Beneath Hill 60 is a 2010 war film by Australian director Jeremy Sims. I have had this DVD in my tub of “to-watch” films for some time, and how happy I am now that I finally gave it a screening – it was a good one. I pulled it out as a possible curriculum supplement for my kids who are learning about the Great War, hoping I could find some scenes of the nature of infantry warfare in WWI. It is a suitable film for my kids. It is a gritty film, it is a well produced film.

The story follows Australian Oliver Woodward (Brendan Cowell), a miner, into the depths of the Western Front.
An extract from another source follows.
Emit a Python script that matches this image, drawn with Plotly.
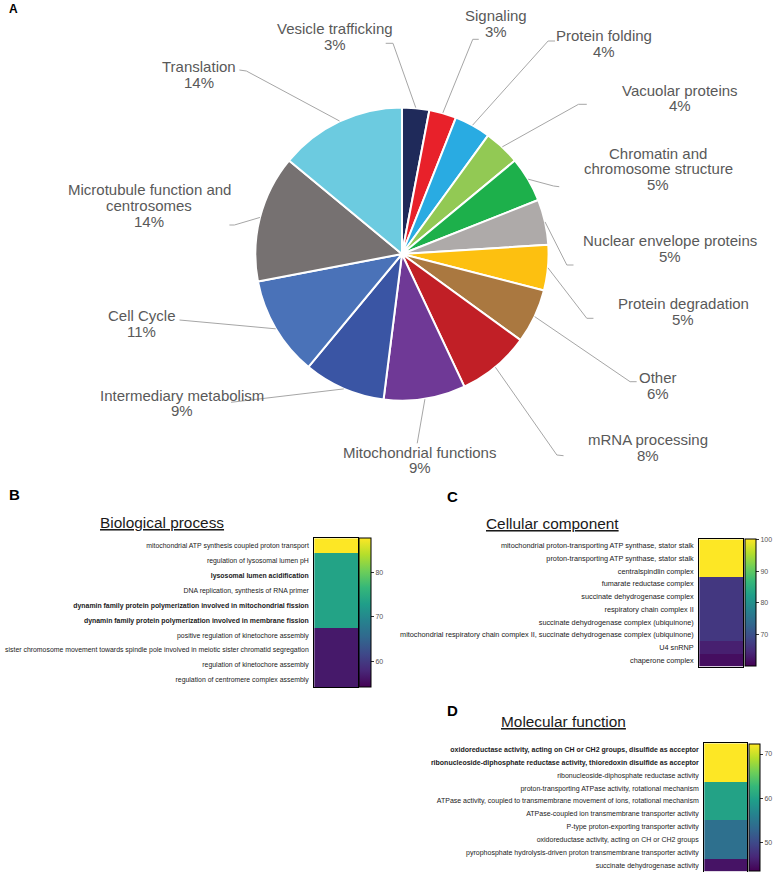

Arriving to participate in the Messines Ridge battles, a series of battles around Ypres in Belgium, Woodward is confronted with the ugly reality of a world of mud and death. The constant sound of war, the constant rain, the constant maiming and death, are here in deed. Woodward has been enlisted to help form a special tunneling unit with the idea of mining underneath key German positions, then blowing them up. But the battle hardened Commonwealth forces are skeptical of such tactics. Undeterred, Woodward takes on the task of mobilizing the right men and gaining the trust of the grizzled vets, while planning and executing one of the greatest demolition projects of any war. They needed to remove a hill full of Germans from beneath, and we get to come along.

Based in real history, the mining of Hill 60 facilitated the placing of 91,000 pounds of explosives deep under the enemy, and resulted in a crater still visible today. The story is told with great cinematic skill. I really enjoyed the whole production from beginning to end.
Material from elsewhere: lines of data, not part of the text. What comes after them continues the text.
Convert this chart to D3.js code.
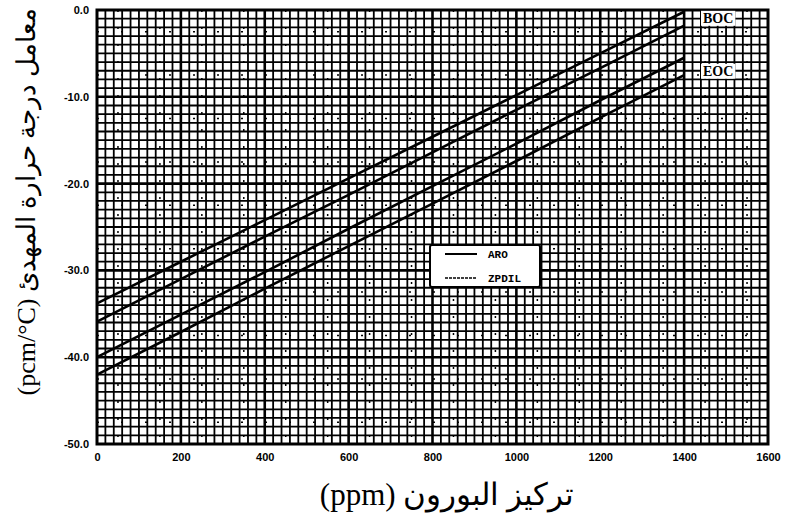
<!DOCTYPE html>
<html>
<head>
<meta charset="utf-8">
<script src="https://cdn.jsdelivr.net/npm/d3@7"></script>
<style>
  body { margin: 0; background: #fff; }
  .tick text { font-family: "Liberation Sans", Arial, sans-serif; font-weight: bold; }
</style>
</head>
<body>
<div id="chart"></div>
<script>
"use strict";

// boron concentration (ppm) where the lines were read
let boron = [0, 200, 400, 600, 800, 1000, 1200, 1400];
// moderator temperature coefficient (pcm/C)
let bocAro = [-33.8, -29.0, -24.2, -19.4, -14.6, -9.8, -5.0, -0.2];
let bocZpdil = [-35.9, -31.0, -26.1, -21.3, -16.4, -11.5, -6.7, -1.8];
let eocAro = [-40.0, -35.1, -30.2, -25.2, -20.3, -15.4, -10.4, -5.5];
let eocZpdil = [-42.0, -37.1, -32.1, -27.2, -22.3, -17.4, -12.4, -7.5];

let xTicks = [0, 200, 400, 600, 800, 1000, 1200, 1400, 1600];
let yTicks = [0, -10, -20, -30, -40, -50];
let legendNames = ["ARO", "ZPDIL"];

window.onload = function () {
    let width = 785;
    let height = 514;
    let left = 97, right = 768, top = 10, bottom = 444;

    let svg = d3.select("#chart").append("svg")
        .attr("width", width).attr("height", height);

    let xScale = d3.scaleLinear().domain([0, 1600]).range([left, right]);
    let yScale = d3.scaleLinear().domain([-50, 0]).range([bottom, top]);

    // sparse dotted texture inside the cells
    let grid = svg.append("g");
    grid.selectAll(".dotv").data(d3.range(50, 1600, 100)).enter().append("line")
        .attr("x1", d => xScale(d)).attr("x2", d => xScale(d))
        .attr("y1", top).attr("y2", bottom)
        .attr("stroke", "#000").attr("stroke-width", 1.5)
        .attr("stroke-dasharray", "2,15");
    grid.selectAll(".doth").data(d3.range(-47.5, 0, 5)).enter().append("line")
        .attr("x1", left).attr("x2", right)
        .attr("y1", d => yScale(d)).attr("y2", d => yScale(d))
        .attr("stroke", "#000").attr("stroke-width", 1.5)
        .attr("stroke-dasharray", "2,22");

    // main grid: every 20 ppm and every 1 pcm/C
    grid.selectAll(".gv").data(d3.range(20, 1600, 20)).enter().append("line")
        .attr("x1", d => xScale(d)).attr("x2", d => xScale(d))
        .attr("y1", top).attr("y2", bottom)
        .attr("stroke", "#000")
        .attr("stroke-width", d => d % 200 === 0 ? 2.6 : 1.8);
    grid.selectAll(".gh").data(d3.range(-49, 0, 1)).enter().append("line")
        .attr("x1", left).attr("x2", right)
        .attr("y1", d => yScale(d)).attr("y2", d => yScale(d))
        .attr("stroke", "#000")
        .attr("stroke-width", d => d % 10 === 0 ? 2.6 : 1.8);

    // frame
    svg.append("rect")
        .attr("x", left).attr("y", top)
        .attr("width", right - left).attr("height", bottom - top)
        .attr("fill", "none").attr("stroke", "#000").attr("stroke-width", 3);

    // axes
    let xAxis = svg.append("g").attr("transform", `translate(0,${bottom + 3})`)
        .call(d3.axisBottom(xScale).tickValues(xTicks).tickSize(0).tickPadding(6)
            .tickFormat(d3.format("d")));
    xAxis.select(".domain").remove();
    xAxis.selectAll("text").attr("font-size", 11).attr("fill", "#000");

    let yAxis = svg.append("g").attr("transform", `translate(${left - 5},0)`)
        .call(d3.axisLeft(yScale).tickValues(yTicks).tickSize(0).tickPadding(3));
    yAxis.select(".domain").remove();
    yAxis.selectAll("text").attr("font-size", 11).attr("fill", "#000")
        .text(d => d === 0 ? "0.0" : d.toFixed(1));

    // curves
    let line = d3.line().x(d => xScale(d[0])).y(d => yScale(d[1]));
    let series = [bocAro, bocZpdil, eocAro, eocZpdil];
    series.forEach(function (vals) {
        svg.append("path")
            .datum(boron.map((b, i) => [b, vals[i]]))
            .attr("d", line)
            .attr("fill", "none").attr("stroke", "#000").attr("stroke-width", 2.6);
    });

    // BOC / EOC labels on white patches
    [["BOC", -0.9], ["EOC", -7.0]].forEach(function (lab) {
        let bg = svg.append("rect").attr("fill", "#fff");
        let t = svg.append("text")
            .attr("x", xScale(1445)).attr("y", yScale(lab[1]) + 5)
            .attr("font-family", "Liberation Serif, serif").attr("font-weight", "bold")
            .attr("font-size", 14).text(lab[0]);
        let bb = t.node().getBBox();
        bg.attr("x", bb.x - 2).attr("y", bb.y).attr("width", bb.width + 4).attr("height", bb.height);
    });

    // legend
    let lg = svg.append("g").attr("transform", "translate(430,245)");
    lg.append("rect").attr("width", 110).attr("height", 42).attr("rx", 2)
        .attr("fill", "#fff").attr("stroke", "#000").attr("stroke-width", 2);
    legendNames.forEach(function (name, i) {
        lg.append("line").attr("x1", 15).attr("x2", 47)
            .attr("y1", 9 + i * 24).attr("y2", 9 + i * 24)
            .attr("stroke", "#000").attr("stroke-width", i === 0 ? 2 : 1.6)
            .attr("stroke-dasharray", i === 0 ? null : "3,1");
        lg.append("text").attr("x", 58).attr("y", 13 + i * 24)
            .attr("font-family", "Liberation Mono, monospace").attr("font-weight", "bold")
            .attr("font-size", 11).text(name);
    });

    // axis titles
    svg.append("text")
        .attr("x", 447).attr("y", 505)
        .attr("text-anchor", "middle").attr("direction", "rtl")
        .attr("font-family", "Liberation Serif, serif").attr("font-size", 31)
        .text("تركيز البورون (ppm)");

    svg.append("text")
        .attr("transform", "translate(35,202) rotate(-90)")
        .attr("text-anchor", "middle").attr("direction", "rtl")
        .attr("font-family", "Liberation Serif, serif").attr("font-size", 26)
        .text("معامل درجة حرارة المهدئ (pcm/\u00B0C)");
};
</script>
</body>
</html>
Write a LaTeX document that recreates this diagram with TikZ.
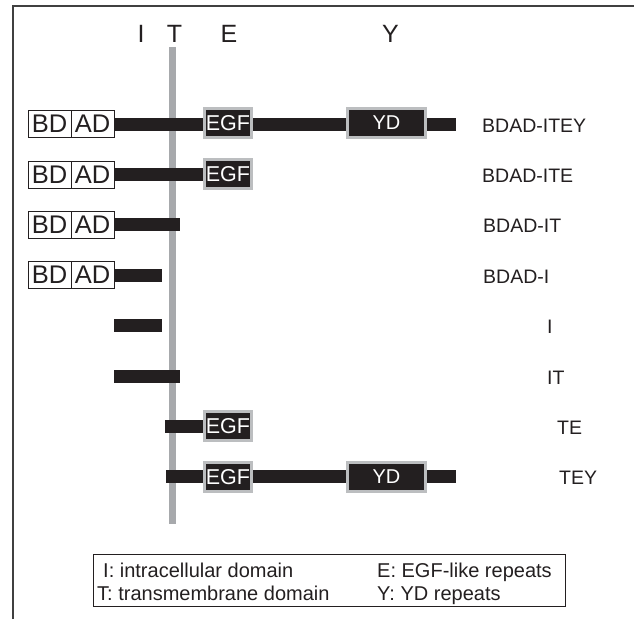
\documentclass[tikz,border=0pt]{standalone}
\usepackage{fontspec}
\setmainfont{Liberation Sans}
\usetikzlibrary{backgrounds}
\definecolor{ink}{HTML}{231F20}
\definecolor{membr}{HTML}{A7A9AC}
\definecolor{rim}{HTML}{BCBEC0}
\definecolor{framecol}{HTML}{404040}

\begin{document}
\begin{tikzpicture}[x=1pt,y=-1pt,
  modbox/.style={draw=ink, line width=0.8pt, minimum width=43pt, minimum height=27pt,
    inner sep=0pt, text=ink, font=\fontsize{25.5}{25.5}\selectfont},
  egfbox/.style={fill=ink, draw=rim, line width=3pt, minimum width=47pt, minimum height=29pt,
    inner sep=0pt, text=white, font=\fontsize{21.5}{21.5}\selectfont},
  ydbox/.style={egfbox, minimum width=78pt, font=\fontsize{20}{20}\selectfont},
  chain/.style={draw=ink, line width=13pt},
  rowlabel/.style={anchor=base west, inner sep=0pt, text=ink, font=\fontsize{19.5}{19.5}\selectfont},
  colhead/.style={anchor=base, inner sep=0pt, text=ink, font=\fontsize{25}{25}\selectfont},
  legtext/.style={anchor=base west, inner sep=0pt, text=ink, font=\fontsize{20}{20}\selectfont},
]
\useasboundingbox (0,0) rectangle (634,619);

% open frame (top and left edges only)
\coordinate (fbl) at (13,619);
\coordinate (ftl) at (13,6);
\coordinate (ftr) at (634,6);
\draw[framecol, line width=2pt] (fbl) -- (ftl) -- (ftr);

% column headings
\node[colhead] (hI) at (141,42) {I};
\node[colhead] (hT) at (174.5,42) {T};
\node[colhead] (hE) at (229,42) {E};
\node[colhead] (hY) at (390.5,42) {Y};

% row 1: BDAD-ITEY
\node[modbox] (bd1) at (49.5,124) {BD};
\node[modbox] (ad1) at (92.5,124) {AD};
\node[egfbox] (egf1) at (228,123) {EGF};
\node[ydbox]  (yd1)  at (386.5,123) {YD};
\coordinate (end1) at (456,124);
\node[rowlabel] (lab1) at (482,132) {BDAD-ITEY};

% row 2: BDAD-ITE
\node[modbox] (bd2) at (49.5,174.4) {BD};
\node[modbox] (ad2) at (92.5,174.4) {AD};
\node[egfbox] (egf2) at (228,174.4) {EGF};
\node[rowlabel] (lab2) at (482,182.4) {BDAD-ITE};

% row 3: BDAD-IT
\node[modbox] (bd3) at (49.5,224.8) {BD};
\node[modbox] (ad3) at (92.5,224.8) {AD};
\coordinate (end3) at (180,224.8);
\node[rowlabel] (lab3) at (483,232.8) {BDAD-IT};

% row 4: BDAD-I
\node[modbox] (bd4) at (49.5,275.2) {BD};
\node[modbox] (ad4) at (92.5,275.2) {AD};
\coordinate (end4) at (162,275.2);
\node[rowlabel] (lab4) at (483,283.2) {BDAD-I};

% row 5: I
\coordinate (beg5) at (114,325.6);
\coordinate (end5) at (162,325.6);
\node[rowlabel] (lab5) at (547,333.6) {I};

% row 6: IT
\coordinate (beg6) at (114,376);
\coordinate (end6) at (180,376);
\node[rowlabel] (lab6) at (547,384) {IT};

% row 7: TE
\coordinate (beg7) at (165,426.4);
\node[egfbox] (egf7) at (228,426.4) {EGF};
\node[rowlabel] (lab7) at (557,434.4) {TE};

% row 8: TEY
\coordinate (beg8) at (166,476.8);
\node[egfbox] (egf8) at (228,476.8) {EGF};
\node[ydbox]  (yd8)  at (386.5,476.8) {YD};
\coordinate (end8) at (456,476.8);
\node[rowlabel] (lab8) at (559,484.8) {TEY};

% membrane line, with the protein chains crossing over it, all behind the boxes
\coordinate (memtop) at (172.5,47);
\coordinate (membot) at (172.5,524);
\begin{scope}[on background layer]
  \draw[membr, line width=7pt] (memtop) -- (membot);
  \draw[chain] (ad1.east) -- (end1);
  \draw[chain] (ad2.east) -- (egf2.west);
  \draw[chain] (ad3.east) -- (end3);
  \draw[chain] (ad4.east) -- (end4);
  \draw[chain] (beg5) -- (end5);
  \draw[chain] (beg6) -- (end6);
  \draw[chain] (beg7) -- (egf7.west);
  \draw[chain] (beg8) -- (end8);
\end{scope}

% legend
\node[draw=ink, line width=0.8pt, minimum width=472pt, minimum height=52pt, inner sep=0pt]
  (legend) at (329,580.5) {};
\node[legtext] (legI) at (103,577) {I: intracellular domain};
\node[legtext] (legT) at (97,600) {T: transmembrane domain};
\node[legtext] (legE) at (377,577) {E: EGF-like repeats};
\node[legtext] (legY) at (377,600) {Y: YD repeats};
\end{tikzpicture}
\end{document}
This is a visual film. With the scenes brilliantly framed and beautifully lit, the creative vision of the director is clearly top-notch. Underground scenes are claustrophobic and humid, the trenches are filthy and miserable. The detailed wear and tear on men and uniforms captures the feel of the war well. The drama was tense, especially the scenes of listening for the enemy’s counter-mining operations. It had the feel of a submarine film with the sonar man listening intently through his headphones, sitting on pins and needles all the while. You expected the enemy to burst through the clay at any second. I appreciated the skillful use of tension.
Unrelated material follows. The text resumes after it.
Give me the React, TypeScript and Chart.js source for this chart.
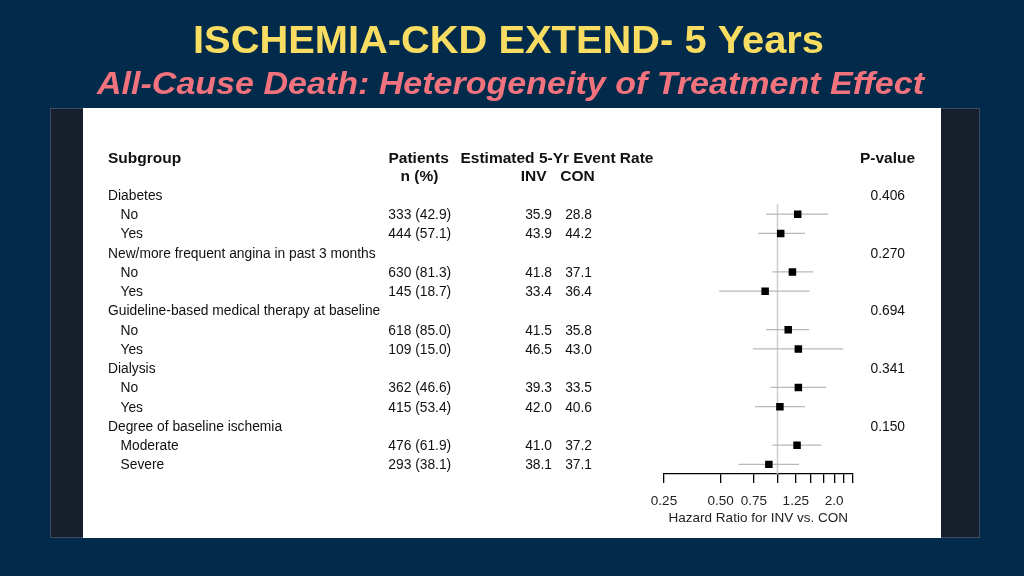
import React, { useEffect, useRef } from 'react';
import { Chart, registerables } from 'chart.js';

Chart.register(...registerables);

const TITLE = 'ISCHEMIA-CKD EXTEND- 5 Years';
const SUBTITLE = 'All-Cause Death: Heterogeneity of Treatment Effect';

const GROUPS = [
  'Diabetes',
  'New/more frequent angina in past 3 months',
  'Guideline-based medical therapy at baseline',
  'Dialysis',
  'Degree of baseline ischemia',
];
const LEVELS = [
  ['No', 'Yes'],
  ['No', 'Yes'],
  ['No', 'Yes'],
  ['No', 'Yes'],
  ['Moderate', 'Severe'],
];
const P_VALUES = ['0.406', '0.270', '0.694', '0.341', '0.150'];

const N_PATIENTS = [333, 444, 630, 145, 618, 109, 362, 415, 476, 293];
const PCT_PATIENTS = ['42.9', '57.1', '81.3', '18.7', '85.0', '15.0', '46.6', '53.4', '61.9', '38.1'];
const INV_RATE = ['35.9', '43.9', '41.8', '33.4', '41.5', '46.5', '39.3', '42.0', '41.0', '38.1'];
const CON_RATE = ['28.8', '44.2', '37.1', '36.4', '35.8', '43.0', '33.5', '40.6', '37.2', '37.1'];

const HR = [1.28, 1.04, 1.2, 0.86, 1.14, 1.29, 1.29, 1.03, 1.27, 0.9];
const HR_LOW = [0.87, 0.79, 0.94, 0.49, 0.87, 0.74, 0.92, 0.76, 0.94, 0.62];
const HR_HIGH = [1.86, 1.4, 1.55, 1.48, 1.47, 2.23, 1.81, 1.4, 1.71, 1.3];

const X_TICKS = [0.25, 0.5, 0.75, 1, 1.25, 1.5, 1.75, 2, 2.25, 2.5];
const X_TICK_LABELS = ['0.25', '0.50', '0.75', '', '1.25', '', '', '2.0', '', ''];
const X_TITLE = 'Hazard Ratio for INV vs. CON';

const HEAD_SUBGROUP = 'Subgroup';
const HEAD_PATIENTS = 'Patients';
const HEAD_NPCT = 'n (%)';
const HEAD_RATE = 'Estimated 5-Yr Event Rate';
const HEAD_INV = 'INV';
const HEAD_CON = 'CON';
const HEAD_P = 'P-value';

const FONT = "'Liberation Sans', Arial, Helvetica, sans-serif";

// row index of each group header and each subgroup row
const GROUP_ROW: number[] = [];
const SUB_ROW: number[] = [];
{
  let r = 0;
  GROUPS.forEach((g, gi) => {
    GROUP_ROW.push(r);
    r++;
    LEVELS[gi].forEach(() => {
      SUB_ROW.push(r);
      r++;
    });
  });
}
const N_ROWS = GROUP_ROW.length + SUB_ROW.length;

function stretchText(ctx: CanvasRenderingContext2D, text: string, cx: number, baseline: number, targetW: number) {
  const w = ctx.measureText(text).width;
  const s = targetW / w;
  ctx.save();
  ctx.translate(cx, baseline);
  ctx.scale(s, 1);
  ctx.textAlign = 'center';
  ctx.textBaseline = 'alphabetic';
  ctx.fillText(text, 0, 0);
  ctx.restore();
}

const panelPlugin = {
  id: 'panelPlugin',
  beforeDraw(chart: any) {
    const ctx: CanvasRenderingContext2D = chart.ctx;
    const yScale = chart.scales.y;
    ctx.save();
    // background
    ctx.fillStyle = '#022B4B';
    ctx.fillRect(0, 0, chart.width, chart.height);
    // titles
    ctx.fillStyle = '#F8DD62';
    ctx.font = `bold 39.5px ${FONT}`;
    stretchText(ctx, TITLE, 508.5, 53, 631);
    ctx.fillStyle = '#F2737E';
    ctx.font = `italic bold 31px ${FONT}`;
    stretchText(ctx, SUBTITLE, 510.5, 94, 827);
    // frame
    ctx.fillStyle = '#171F2C';
    ctx.fillRect(50, 108, 930, 430);
    ctx.strokeStyle = '#3C4B5D';
    ctx.lineWidth = 1;
    ctx.strokeRect(50.5, 108.5, 929, 429);
    ctx.fillStyle = '#FFFFFF';
    ctx.fillRect(83, 108, 858, 430);

    // table headers
    ctx.fillStyle = '#111111';
    ctx.textBaseline = 'alphabetic';
    ctx.font = `bold 15.5px ${FONT}`;
    ctx.textAlign = 'left';
    ctx.fillText(HEAD_SUBGROUP, 108, 162.5);
    ctx.fillText(HEAD_PATIENTS, 388.5, 162.5);
    ctx.fillText(HEAD_RATE, 460.5, 162.5);
    ctx.fillText(HEAD_P, 860, 162.5);
    ctx.textAlign = 'center';
    ctx.fillText(HEAD_NPCT, 419.5, 181);
    ctx.fillText(HEAD_INV, 533.7, 181);
    ctx.fillText(HEAD_CON, 577.5, 181);

    // table body
    ctx.font = `13.8px ${FONT}`;
    const off = 4.9;
    GROUPS.forEach((g, gi) => {
      const y = yScale.getPixelForValue(GROUP_ROW[gi]) + off;
      ctx.textAlign = 'left';
      ctx.fillText(g, 108, y);
      ctx.textAlign = 'right';
      ctx.fillText(P_VALUES[gi], 905, y);
    });
    let k = 0;
    LEVELS.forEach((lv) => {
      lv.forEach((name) => {
        const y = yScale.getPixelForValue(SUB_ROW[k]) + off;
        ctx.textAlign = 'left';
        ctx.fillText(name, 120.5, y);
        ctx.fillText(`${N_PATIENTS[k]} (${PCT_PATIENTS[k]})`, 388.3, y);
        ctx.textAlign = 'right';
        ctx.fillText(INV_RATE[k], 552, y);
        ctx.fillText(CON_RATE[k], 592, y);
        k++;
      });
    });
    ctx.restore();
  },
};

export default function App() {
  const canvasRef = useRef<HTMLCanvasElement | null>(null);

  useEffect(() => {
    const canvas = canvasRef.current;
    if (!canvas) return;

    const squares = {
      label: 'HR',
      data: HR.map((v, i) => ({ x: v, y: SUB_ROW[i] })),
      pointStyle: 'rect',
      pointRadius: 5.3,
      pointBackgroundColor: '#000000',
      pointBorderWidth: 0,
      showLine: false,
    };
    const cis = HR.map((_, i) => ({
      label: 'CI ' + i,
      data: [
        { x: HR_LOW[i], y: SUB_ROW[i] },
        { x: HR_HIGH[i], y: SUB_ROW[i] },
      ],
      showLine: true,
      borderColor: '#B9B9B9',
      borderWidth: 1.3,
      pointRadius: 0,
    }));
    const ref = {
      label: 'ref',
      data: [
        { x: 1, y: 0.47 },
        { x: 1, y: N_ROWS - 0.5 },
      ],
      showLine: true,
      borderColor: '#CDCDCD',
      borderWidth: 1.5,
      pointRadius: 0,
    };

    const chart = new Chart(canvas, {
      type: 'scatter',
      data: { datasets: [squares, ...cis, ref] as any },
      options: {
        animation: false,
        responsive: false,
        devicePixelRatio: 1,
        events: [],
        layout: { padding: { left: 664, right: 171.5, top: 185.3, bottom: 42 } },
        plugins: { legend: { display: false }, tooltip: { enabled: false }, title: { display: false } },
        scales: {
          x: {
            type: 'logarithmic',
            min: 0.25,
            max: 2.5,
            position: 'bottom',
            afterBuildTicks: (axis: any) => {
              axis.ticks = X_TICKS.map((v) => ({ value: v }));
            },
            afterFit: (scale: any) => {
              scale.height = 60;
              scale.paddingLeft = 0;
              scale.paddingRight = 0;
            },
            ticks: {
              autoSkip: false,
              maxRotation: 0,
              minRotation: 0,
              padding: 10,
              color: '#222222',
              font: { family: FONT, size: 13.5 },
              callback: (_v: any, i: number) => X_TICK_LABELS[i],
            },
            grid: {
              display: true,
              drawOnChartArea: false,
              drawTicks: true,
              tickLength: 9,
              color: '#000000',
              lineWidth: 1.3,
            },
            border: { display: true, color: '#000000', width: 1.3 },
            title: {
              display: true,
              text: X_TITLE,
              color: '#222222',
              font: { family: FONT, size: 13.5 },
              padding: { top: 0, bottom: 8 },
            },
          },
          y: {
            type: 'linear',
            min: -0.5,
            max: N_ROWS - 0.5,
            reverse: true,
            display: false,
          },
        },
      } as any,
      plugins: [panelPlugin],
    });

    return () => chart.destroy();
  }, []);

  return (
    <div style={{ position: 'fixed', left: 0, top: 0, width: 1024, height: 576 }}>
      <canvas ref={canvasRef} width={1024} height={576} style={{ display: 'block' }} />
    </div>
  );
}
There is a love story in this film as well, and all good men ought to appreciate that. The problem is, she’s nearly ten years younger than Woodward. Woodward (Brendan Cowell) looks much older than the mid-twenty-something he is supposed to be, so the age-gap is visually a bit more jarring than it could have been. However, the interactions between these two and her parents is refreshing to see. This saved what could have been a rather pervy situation and brought in a welcomed feel of wholesomeness.

The story is based on a true memoire, and that makes it all the more enjoyable. Here is a real hero depicted well. I give it an A. There is mild foul language. While accurate, I believe films could be more broadly appreciated and widely viewed without descending to vulgarity. There is, thankfully, the wise and mature refraining from nudity, which is the hallmark of simplistic and amateurish attempts at some notion of artistry. Gore is there a bit, but its the hard, harsh, gritty life in the misery of trench stalemate that gives this film a hard edge.

This is a worthy film that should make Australians proud.